Exercise input:
━━━

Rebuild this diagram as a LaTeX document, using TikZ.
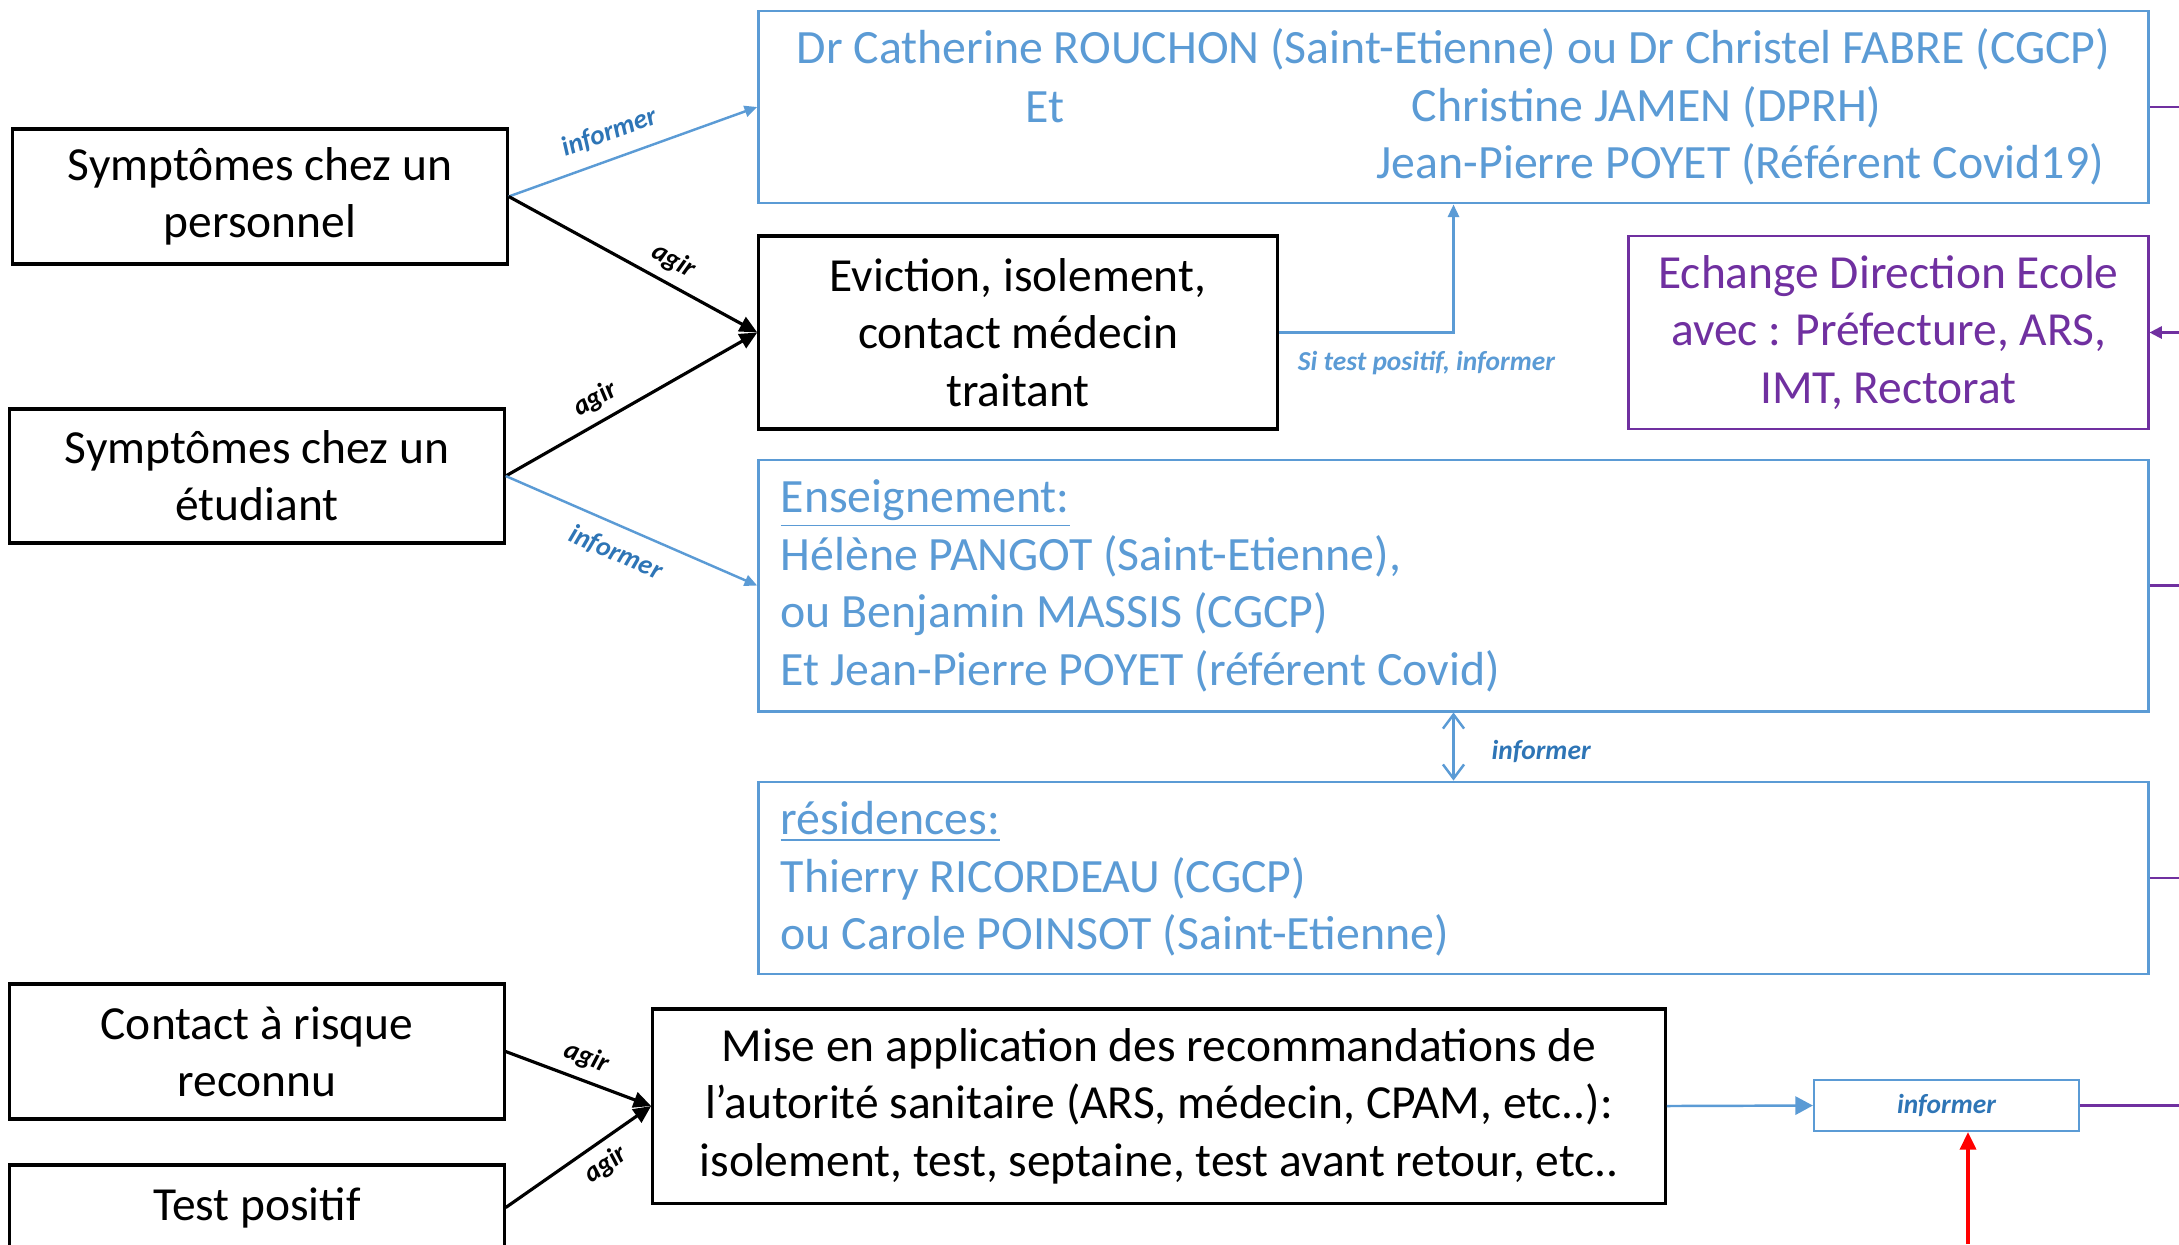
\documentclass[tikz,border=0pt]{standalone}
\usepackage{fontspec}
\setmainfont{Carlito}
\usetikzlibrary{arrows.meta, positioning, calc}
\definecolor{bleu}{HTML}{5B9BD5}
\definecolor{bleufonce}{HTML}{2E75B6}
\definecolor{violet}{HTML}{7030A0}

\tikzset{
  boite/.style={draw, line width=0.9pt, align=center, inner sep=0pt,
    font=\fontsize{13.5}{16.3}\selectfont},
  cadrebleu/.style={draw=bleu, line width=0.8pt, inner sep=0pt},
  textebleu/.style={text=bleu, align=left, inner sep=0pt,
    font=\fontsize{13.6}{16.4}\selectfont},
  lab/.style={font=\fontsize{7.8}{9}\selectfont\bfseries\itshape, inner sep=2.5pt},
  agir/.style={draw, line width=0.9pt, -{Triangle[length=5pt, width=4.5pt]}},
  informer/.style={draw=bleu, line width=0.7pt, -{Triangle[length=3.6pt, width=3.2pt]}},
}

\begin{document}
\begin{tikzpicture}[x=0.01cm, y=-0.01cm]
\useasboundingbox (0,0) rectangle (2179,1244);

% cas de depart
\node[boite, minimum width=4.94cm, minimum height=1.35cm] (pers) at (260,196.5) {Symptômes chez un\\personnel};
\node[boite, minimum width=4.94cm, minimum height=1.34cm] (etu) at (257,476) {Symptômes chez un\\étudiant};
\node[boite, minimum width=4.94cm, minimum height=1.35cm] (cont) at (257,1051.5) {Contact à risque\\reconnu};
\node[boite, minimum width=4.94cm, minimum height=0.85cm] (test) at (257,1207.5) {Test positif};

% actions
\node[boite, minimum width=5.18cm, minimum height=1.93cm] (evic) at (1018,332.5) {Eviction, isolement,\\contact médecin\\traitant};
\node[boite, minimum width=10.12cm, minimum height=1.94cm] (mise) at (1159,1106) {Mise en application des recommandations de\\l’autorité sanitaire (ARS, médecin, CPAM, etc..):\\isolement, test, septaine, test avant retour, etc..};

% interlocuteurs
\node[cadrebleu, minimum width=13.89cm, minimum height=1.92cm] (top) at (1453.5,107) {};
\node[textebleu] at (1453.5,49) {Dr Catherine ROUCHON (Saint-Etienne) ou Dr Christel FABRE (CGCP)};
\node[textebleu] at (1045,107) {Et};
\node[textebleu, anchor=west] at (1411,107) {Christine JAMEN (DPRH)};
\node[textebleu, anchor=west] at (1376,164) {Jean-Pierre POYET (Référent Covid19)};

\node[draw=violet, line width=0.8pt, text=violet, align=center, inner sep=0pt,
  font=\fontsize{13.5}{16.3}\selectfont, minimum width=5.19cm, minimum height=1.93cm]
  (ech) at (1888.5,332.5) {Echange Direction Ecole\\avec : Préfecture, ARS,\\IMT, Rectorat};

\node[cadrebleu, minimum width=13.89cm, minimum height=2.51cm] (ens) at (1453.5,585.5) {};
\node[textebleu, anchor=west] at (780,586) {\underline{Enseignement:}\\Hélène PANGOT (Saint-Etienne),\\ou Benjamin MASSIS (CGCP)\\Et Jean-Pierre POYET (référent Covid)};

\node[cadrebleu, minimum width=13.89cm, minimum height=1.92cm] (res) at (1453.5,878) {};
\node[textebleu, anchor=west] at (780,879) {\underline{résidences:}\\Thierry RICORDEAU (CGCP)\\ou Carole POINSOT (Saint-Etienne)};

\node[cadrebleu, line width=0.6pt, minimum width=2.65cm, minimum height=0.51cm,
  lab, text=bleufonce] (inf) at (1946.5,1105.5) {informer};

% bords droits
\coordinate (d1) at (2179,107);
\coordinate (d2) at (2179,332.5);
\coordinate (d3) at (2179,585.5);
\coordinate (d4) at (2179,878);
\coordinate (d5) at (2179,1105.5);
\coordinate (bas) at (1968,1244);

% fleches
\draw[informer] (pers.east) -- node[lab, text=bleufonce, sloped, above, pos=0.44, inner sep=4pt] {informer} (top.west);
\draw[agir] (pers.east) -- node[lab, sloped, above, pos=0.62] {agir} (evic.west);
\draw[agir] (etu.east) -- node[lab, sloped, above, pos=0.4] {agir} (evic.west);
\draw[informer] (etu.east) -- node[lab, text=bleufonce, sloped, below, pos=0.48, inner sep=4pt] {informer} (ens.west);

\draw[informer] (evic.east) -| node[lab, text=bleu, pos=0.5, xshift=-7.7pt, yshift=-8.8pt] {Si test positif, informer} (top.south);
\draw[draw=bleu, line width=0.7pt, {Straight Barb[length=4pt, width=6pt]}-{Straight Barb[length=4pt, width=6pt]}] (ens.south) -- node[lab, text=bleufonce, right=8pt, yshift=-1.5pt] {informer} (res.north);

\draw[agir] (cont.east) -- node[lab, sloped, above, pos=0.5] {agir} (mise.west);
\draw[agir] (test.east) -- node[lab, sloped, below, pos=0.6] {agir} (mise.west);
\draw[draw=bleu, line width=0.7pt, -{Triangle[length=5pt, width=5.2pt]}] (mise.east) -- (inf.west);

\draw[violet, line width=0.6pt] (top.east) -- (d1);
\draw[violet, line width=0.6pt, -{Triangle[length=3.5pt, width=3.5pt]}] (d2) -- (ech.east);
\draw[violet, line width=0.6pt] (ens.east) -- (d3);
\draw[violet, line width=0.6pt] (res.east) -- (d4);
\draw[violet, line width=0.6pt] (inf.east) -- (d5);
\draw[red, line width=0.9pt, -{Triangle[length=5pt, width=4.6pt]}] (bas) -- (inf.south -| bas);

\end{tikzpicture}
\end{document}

━━━

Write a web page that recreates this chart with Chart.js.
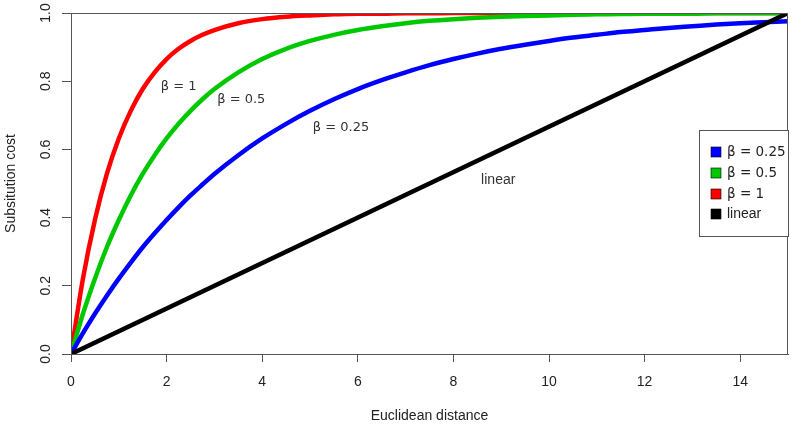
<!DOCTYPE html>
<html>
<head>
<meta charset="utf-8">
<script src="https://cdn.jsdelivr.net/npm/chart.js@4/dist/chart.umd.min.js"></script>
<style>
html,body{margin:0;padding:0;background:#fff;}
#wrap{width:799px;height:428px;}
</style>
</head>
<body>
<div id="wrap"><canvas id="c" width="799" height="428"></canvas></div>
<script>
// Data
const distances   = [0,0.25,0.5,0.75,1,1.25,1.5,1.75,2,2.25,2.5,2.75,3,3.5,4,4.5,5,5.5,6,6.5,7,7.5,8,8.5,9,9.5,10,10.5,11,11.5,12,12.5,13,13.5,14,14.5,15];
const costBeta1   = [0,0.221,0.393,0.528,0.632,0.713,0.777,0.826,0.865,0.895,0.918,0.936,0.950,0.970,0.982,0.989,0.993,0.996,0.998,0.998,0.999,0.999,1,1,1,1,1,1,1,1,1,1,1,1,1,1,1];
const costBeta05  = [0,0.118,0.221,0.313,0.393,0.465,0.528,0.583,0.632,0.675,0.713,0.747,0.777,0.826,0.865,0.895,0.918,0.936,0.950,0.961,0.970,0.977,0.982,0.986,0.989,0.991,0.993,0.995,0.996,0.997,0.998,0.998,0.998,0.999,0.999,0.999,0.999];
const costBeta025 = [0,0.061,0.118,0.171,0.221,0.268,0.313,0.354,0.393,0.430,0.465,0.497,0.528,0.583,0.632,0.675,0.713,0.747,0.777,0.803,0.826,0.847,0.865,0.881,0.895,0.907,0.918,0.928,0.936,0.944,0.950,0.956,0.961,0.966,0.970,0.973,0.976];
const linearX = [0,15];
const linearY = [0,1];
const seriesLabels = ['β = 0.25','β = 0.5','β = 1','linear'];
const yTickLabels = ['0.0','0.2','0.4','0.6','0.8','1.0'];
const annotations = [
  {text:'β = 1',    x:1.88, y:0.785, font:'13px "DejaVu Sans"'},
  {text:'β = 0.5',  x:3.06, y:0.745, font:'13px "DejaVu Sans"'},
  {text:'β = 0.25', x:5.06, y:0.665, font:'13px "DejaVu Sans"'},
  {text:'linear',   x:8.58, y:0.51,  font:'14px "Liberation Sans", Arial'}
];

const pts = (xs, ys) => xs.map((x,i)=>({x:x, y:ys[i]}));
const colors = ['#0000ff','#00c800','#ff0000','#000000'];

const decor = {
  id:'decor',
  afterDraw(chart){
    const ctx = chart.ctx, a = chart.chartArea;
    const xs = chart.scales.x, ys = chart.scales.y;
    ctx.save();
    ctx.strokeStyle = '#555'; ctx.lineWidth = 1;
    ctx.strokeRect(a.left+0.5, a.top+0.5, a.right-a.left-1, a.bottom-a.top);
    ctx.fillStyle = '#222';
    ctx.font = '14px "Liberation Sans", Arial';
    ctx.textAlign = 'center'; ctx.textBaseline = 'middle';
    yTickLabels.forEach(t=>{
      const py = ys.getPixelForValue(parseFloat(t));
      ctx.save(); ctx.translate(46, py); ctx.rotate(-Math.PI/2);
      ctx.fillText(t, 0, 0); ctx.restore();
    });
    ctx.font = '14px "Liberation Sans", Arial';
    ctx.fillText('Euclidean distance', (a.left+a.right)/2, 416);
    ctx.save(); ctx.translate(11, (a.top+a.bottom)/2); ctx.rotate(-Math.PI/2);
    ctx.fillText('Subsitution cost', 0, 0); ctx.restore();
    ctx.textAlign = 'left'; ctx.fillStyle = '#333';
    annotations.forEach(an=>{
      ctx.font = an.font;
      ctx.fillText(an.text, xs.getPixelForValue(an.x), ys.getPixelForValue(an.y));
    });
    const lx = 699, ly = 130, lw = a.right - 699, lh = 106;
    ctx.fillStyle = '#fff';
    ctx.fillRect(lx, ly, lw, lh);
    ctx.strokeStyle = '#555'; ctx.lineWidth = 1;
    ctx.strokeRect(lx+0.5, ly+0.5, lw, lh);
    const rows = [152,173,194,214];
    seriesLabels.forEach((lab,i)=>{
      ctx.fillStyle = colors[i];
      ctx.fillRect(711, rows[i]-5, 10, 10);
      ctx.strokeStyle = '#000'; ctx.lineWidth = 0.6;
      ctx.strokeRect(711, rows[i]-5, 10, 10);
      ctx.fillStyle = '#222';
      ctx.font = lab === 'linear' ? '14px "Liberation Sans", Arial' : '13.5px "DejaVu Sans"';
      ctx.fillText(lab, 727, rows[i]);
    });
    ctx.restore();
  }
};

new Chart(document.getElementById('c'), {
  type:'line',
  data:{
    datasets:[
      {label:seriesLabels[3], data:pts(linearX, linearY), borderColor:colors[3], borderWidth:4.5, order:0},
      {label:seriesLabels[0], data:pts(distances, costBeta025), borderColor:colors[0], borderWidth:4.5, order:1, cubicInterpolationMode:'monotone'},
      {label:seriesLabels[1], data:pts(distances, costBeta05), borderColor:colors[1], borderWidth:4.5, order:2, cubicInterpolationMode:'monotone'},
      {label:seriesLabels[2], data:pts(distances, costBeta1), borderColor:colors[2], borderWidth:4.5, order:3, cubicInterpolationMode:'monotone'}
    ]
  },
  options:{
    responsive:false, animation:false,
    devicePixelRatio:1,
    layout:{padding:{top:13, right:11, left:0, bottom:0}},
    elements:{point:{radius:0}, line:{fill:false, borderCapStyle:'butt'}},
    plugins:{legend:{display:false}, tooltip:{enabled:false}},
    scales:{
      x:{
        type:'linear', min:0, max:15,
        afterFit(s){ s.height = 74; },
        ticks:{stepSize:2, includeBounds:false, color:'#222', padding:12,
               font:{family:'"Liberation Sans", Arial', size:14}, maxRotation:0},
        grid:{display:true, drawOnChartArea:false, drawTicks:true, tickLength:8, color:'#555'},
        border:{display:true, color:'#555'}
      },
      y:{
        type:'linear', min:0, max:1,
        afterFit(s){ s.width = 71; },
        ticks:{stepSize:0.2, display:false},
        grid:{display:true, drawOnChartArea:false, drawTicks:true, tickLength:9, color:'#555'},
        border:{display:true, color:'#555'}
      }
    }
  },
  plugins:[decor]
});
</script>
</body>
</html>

━━━

Direction: Copy each line in the data that holds the word "this".

Exercise solution:
Rebuild this diagram as a LaTeX document, using TikZ.
Write a web page that recreates this chart with Chart.js.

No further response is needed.